Exercise prompt - Reproduce, word for word, only the lines from the one containing "What matplotlib code" through the one containing "fill=False, edgecolor=edge, linewidth=1.2))", both included.

Data for this exercise -
----

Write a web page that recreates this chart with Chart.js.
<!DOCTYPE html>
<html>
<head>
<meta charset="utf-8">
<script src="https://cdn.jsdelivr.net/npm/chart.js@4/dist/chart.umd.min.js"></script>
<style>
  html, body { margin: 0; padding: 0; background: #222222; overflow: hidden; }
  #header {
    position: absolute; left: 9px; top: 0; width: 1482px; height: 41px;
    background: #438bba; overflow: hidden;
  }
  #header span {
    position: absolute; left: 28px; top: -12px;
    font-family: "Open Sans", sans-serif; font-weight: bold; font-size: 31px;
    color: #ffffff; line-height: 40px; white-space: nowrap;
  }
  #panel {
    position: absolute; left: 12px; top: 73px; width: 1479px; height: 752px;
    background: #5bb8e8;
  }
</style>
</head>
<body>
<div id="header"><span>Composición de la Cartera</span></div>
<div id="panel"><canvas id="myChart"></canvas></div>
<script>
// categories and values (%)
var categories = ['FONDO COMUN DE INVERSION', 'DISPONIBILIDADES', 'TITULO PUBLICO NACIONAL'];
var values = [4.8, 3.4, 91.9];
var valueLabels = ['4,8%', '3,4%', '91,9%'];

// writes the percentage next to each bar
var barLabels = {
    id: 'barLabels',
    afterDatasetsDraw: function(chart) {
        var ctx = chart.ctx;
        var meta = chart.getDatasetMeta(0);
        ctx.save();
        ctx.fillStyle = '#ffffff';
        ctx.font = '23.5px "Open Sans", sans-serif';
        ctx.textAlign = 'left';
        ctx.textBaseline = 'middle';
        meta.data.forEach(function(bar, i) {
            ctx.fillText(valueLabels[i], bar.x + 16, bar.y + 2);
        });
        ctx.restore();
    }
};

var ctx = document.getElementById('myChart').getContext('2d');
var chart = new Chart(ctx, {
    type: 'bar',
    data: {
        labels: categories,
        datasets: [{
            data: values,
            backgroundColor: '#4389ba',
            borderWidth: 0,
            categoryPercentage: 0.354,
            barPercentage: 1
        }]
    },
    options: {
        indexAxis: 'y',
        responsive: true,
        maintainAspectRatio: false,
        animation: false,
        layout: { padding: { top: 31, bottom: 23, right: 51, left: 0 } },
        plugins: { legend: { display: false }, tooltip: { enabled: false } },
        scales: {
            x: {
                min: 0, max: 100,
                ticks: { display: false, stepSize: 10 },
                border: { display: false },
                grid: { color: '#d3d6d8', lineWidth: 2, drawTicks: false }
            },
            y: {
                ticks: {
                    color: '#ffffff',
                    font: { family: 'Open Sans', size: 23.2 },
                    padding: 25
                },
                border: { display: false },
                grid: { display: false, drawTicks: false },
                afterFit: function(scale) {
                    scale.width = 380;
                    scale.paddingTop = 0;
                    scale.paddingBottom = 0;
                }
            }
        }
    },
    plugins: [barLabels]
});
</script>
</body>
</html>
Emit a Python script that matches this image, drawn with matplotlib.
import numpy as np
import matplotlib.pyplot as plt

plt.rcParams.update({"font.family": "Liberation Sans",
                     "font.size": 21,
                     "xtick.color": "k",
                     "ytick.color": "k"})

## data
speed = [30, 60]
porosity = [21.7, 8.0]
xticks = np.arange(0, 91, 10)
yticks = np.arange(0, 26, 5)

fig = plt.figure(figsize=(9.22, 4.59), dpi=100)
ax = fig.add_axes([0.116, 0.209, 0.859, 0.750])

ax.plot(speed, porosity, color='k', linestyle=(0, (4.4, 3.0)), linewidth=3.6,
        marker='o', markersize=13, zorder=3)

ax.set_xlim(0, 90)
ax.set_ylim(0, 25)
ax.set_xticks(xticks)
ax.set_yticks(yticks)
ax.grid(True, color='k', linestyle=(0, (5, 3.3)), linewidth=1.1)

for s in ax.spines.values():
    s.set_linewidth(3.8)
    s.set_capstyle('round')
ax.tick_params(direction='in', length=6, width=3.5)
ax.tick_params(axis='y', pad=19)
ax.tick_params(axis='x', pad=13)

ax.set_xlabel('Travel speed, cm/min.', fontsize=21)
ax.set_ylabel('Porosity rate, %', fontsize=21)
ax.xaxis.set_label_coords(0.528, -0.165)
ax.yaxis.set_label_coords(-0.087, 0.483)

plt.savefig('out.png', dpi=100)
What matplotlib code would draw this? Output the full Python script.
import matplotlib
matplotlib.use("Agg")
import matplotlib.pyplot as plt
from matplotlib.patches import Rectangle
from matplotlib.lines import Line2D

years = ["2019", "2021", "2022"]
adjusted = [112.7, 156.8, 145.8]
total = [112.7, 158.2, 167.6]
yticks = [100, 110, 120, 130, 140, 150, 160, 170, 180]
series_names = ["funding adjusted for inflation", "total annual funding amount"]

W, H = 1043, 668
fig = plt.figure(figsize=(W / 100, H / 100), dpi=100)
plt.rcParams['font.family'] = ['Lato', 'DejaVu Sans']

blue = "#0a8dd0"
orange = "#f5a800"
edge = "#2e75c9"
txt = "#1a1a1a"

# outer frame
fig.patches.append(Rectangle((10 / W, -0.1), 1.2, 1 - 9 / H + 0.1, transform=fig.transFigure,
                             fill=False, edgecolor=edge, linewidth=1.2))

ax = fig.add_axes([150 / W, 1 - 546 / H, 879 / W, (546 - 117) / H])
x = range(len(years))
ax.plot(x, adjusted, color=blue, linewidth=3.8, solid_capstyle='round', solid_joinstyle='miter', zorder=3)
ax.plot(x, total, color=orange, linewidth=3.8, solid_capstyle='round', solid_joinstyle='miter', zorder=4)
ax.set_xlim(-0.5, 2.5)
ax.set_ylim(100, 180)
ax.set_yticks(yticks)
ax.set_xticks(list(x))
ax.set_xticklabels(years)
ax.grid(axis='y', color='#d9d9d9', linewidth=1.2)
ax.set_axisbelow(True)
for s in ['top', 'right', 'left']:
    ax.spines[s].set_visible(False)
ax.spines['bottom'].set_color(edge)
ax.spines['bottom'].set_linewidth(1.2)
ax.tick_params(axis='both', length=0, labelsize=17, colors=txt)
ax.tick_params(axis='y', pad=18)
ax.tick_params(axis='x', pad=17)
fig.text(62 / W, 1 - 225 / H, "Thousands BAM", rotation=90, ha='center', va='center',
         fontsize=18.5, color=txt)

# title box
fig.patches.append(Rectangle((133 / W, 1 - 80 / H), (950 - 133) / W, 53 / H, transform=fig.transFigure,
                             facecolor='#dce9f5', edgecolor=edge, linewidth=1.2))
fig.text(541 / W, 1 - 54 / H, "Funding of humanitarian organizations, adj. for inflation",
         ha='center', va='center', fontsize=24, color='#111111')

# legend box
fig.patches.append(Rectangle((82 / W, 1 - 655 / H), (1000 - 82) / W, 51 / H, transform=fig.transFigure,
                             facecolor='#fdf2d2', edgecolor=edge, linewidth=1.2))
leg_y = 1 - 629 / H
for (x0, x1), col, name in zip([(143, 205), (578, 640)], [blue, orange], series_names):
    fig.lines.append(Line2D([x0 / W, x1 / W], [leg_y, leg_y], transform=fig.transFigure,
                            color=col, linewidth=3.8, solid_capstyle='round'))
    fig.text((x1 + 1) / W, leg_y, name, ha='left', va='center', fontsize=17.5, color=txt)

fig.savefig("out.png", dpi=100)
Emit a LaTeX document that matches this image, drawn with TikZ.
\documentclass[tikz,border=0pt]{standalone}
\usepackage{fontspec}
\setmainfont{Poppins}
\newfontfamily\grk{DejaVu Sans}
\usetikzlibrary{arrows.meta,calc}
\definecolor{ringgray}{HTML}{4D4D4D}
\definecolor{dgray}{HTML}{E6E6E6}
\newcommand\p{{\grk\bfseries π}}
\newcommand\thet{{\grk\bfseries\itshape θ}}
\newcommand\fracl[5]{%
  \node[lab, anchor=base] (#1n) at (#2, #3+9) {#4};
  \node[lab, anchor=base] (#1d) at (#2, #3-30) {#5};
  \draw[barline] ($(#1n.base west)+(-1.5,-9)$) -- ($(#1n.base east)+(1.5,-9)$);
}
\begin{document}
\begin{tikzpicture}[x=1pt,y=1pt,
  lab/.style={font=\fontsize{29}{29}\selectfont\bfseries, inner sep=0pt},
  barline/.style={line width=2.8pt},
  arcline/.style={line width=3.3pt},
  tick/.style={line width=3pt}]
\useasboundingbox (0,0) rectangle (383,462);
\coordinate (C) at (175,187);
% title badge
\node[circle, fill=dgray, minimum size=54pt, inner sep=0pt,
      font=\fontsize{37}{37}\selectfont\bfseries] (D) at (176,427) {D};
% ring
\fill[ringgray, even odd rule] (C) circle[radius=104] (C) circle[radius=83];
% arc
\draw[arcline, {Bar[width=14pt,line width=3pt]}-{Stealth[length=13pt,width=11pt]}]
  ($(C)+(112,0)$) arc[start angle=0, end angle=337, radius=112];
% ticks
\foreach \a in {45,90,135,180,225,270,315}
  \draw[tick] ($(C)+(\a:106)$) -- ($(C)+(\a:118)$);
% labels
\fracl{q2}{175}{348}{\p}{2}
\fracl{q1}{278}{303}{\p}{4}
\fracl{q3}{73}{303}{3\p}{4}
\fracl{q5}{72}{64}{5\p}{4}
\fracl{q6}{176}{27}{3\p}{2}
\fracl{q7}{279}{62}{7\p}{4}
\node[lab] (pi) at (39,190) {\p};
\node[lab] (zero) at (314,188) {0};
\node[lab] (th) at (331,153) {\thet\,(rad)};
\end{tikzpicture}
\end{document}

----

Answer to this exercise -
What matplotlib code would draw this? Output the full Python script.
import matplotlib
matplotlib.use("Agg")
import matplotlib.pyplot as plt
from matplotlib.patches import Rectangle
from matplotlib.lines import Line2D

years = ["2019", "2021", "2022"]
adjusted = [112.7, 156.8, 145.8]
total = [112.7, 158.2, 167.6]
yticks = [100, 110, 120, 130, 140, 150, 160, 170, 180]
series_names = ["funding adjusted for inflation", "total annual funding amount"]

W, H = 1043, 668
fig = plt.figure(figsize=(W / 100, H / 100), dpi=100)
plt.rcParams['font.family'] = ['Lato', 'DejaVu Sans']

blue = "#0a8dd0"
orange = "#f5a800"
edge = "#2e75c9"
txt = "#1a1a1a"

# outer frame
fig.patches.append(Rectangle((10 / W, -0.1), 1.2, 1 - 9 / H + 0.1, transform=fig.transFigure,
                             fill=False, edgecolor=edge, linewidth=1.2))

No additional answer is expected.